# TASK
Drop every picture. Then return, exactly, the lines from the beginning of the listing below through the one containing "from bokeh.resources import INLINE".

# GIVEN INFORMATION
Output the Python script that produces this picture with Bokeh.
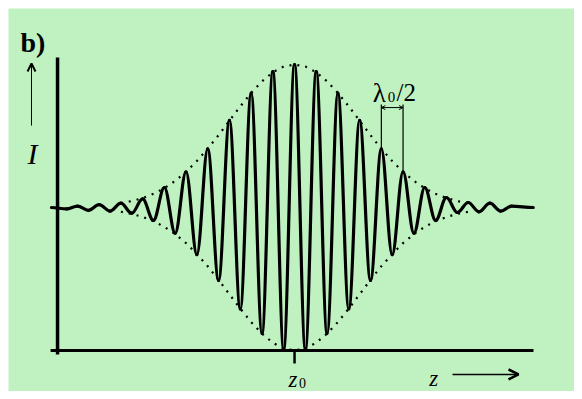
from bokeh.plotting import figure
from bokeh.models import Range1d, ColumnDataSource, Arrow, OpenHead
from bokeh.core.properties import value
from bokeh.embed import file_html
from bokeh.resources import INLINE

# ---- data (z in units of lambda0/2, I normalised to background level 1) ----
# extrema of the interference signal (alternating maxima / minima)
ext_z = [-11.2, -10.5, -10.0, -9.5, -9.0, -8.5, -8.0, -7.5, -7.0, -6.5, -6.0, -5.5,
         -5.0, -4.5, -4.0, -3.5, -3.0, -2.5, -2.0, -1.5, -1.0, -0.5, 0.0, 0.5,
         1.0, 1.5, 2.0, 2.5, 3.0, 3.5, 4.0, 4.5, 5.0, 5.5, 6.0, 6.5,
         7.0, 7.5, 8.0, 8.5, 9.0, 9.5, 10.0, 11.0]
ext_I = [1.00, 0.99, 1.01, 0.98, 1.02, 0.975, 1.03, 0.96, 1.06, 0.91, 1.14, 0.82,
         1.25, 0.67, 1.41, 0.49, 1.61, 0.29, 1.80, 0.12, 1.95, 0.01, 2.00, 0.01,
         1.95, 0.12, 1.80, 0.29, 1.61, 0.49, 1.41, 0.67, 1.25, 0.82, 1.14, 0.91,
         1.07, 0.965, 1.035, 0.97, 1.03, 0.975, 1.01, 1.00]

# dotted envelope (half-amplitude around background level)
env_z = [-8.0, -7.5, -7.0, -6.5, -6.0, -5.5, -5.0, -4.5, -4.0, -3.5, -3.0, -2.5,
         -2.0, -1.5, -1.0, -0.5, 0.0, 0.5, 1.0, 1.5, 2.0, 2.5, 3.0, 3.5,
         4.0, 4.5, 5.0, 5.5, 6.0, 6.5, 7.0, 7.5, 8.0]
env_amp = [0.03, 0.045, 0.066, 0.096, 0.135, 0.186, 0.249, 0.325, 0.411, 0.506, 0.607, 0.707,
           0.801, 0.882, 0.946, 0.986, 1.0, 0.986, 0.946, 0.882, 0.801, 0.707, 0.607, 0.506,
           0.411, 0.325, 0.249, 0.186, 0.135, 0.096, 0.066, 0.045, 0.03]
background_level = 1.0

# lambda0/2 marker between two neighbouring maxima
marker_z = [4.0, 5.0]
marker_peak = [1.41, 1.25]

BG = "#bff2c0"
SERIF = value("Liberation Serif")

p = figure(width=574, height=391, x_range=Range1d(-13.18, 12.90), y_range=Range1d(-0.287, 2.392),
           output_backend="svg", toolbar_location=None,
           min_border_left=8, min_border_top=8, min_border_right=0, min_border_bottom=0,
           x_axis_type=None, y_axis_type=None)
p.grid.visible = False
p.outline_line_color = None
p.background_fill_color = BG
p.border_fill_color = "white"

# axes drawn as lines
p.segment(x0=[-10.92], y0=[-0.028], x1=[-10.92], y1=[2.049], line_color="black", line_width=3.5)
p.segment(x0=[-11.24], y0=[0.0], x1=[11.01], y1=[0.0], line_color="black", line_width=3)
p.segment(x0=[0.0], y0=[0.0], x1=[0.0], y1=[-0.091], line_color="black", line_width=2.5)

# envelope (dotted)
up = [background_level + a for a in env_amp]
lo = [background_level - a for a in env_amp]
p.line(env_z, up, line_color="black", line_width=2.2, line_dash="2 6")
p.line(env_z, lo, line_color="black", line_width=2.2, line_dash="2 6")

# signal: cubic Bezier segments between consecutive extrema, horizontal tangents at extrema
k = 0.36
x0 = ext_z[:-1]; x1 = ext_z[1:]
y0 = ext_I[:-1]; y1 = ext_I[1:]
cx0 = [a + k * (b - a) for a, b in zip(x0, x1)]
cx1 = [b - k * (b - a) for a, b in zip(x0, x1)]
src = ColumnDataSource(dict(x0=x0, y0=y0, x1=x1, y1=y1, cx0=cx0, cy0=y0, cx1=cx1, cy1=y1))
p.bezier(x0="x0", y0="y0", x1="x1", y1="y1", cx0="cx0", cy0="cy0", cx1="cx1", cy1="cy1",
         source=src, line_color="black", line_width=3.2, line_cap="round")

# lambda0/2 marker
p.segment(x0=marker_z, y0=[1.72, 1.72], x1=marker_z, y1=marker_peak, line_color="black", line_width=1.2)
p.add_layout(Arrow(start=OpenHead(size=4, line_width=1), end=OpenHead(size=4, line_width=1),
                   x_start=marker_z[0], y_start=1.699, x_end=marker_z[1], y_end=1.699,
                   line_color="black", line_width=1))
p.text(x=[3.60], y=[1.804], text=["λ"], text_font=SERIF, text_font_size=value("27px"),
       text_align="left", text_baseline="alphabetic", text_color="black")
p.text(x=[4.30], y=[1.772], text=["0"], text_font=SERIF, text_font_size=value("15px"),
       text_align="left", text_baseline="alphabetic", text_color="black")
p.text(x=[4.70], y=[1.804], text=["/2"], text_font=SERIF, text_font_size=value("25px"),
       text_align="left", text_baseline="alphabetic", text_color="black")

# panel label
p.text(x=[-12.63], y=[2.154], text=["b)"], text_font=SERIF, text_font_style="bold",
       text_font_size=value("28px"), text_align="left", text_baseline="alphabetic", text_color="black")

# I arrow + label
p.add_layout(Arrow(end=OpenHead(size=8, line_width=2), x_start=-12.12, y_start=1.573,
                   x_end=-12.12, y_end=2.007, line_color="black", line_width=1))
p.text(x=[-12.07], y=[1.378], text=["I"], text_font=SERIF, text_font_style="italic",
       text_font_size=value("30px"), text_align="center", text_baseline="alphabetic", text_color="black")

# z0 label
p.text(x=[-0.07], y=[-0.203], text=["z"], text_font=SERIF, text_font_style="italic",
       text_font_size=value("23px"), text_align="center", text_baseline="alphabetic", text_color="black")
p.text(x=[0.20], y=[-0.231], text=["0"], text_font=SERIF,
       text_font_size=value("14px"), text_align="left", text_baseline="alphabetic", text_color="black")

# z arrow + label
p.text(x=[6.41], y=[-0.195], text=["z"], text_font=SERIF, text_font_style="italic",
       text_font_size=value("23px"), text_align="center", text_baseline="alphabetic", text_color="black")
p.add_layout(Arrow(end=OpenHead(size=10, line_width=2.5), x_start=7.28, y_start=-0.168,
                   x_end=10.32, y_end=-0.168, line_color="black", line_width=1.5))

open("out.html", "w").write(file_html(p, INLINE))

# THE RESULT
Output the Python script that produces this picture with Bokeh.
from bokeh.plotting import figure
from bokeh.models import Range1d, ColumnDataSource, Arrow, OpenHead
from bokeh.core.properties import value
from bokeh.embed import file_html
from bokeh.resources import INLINE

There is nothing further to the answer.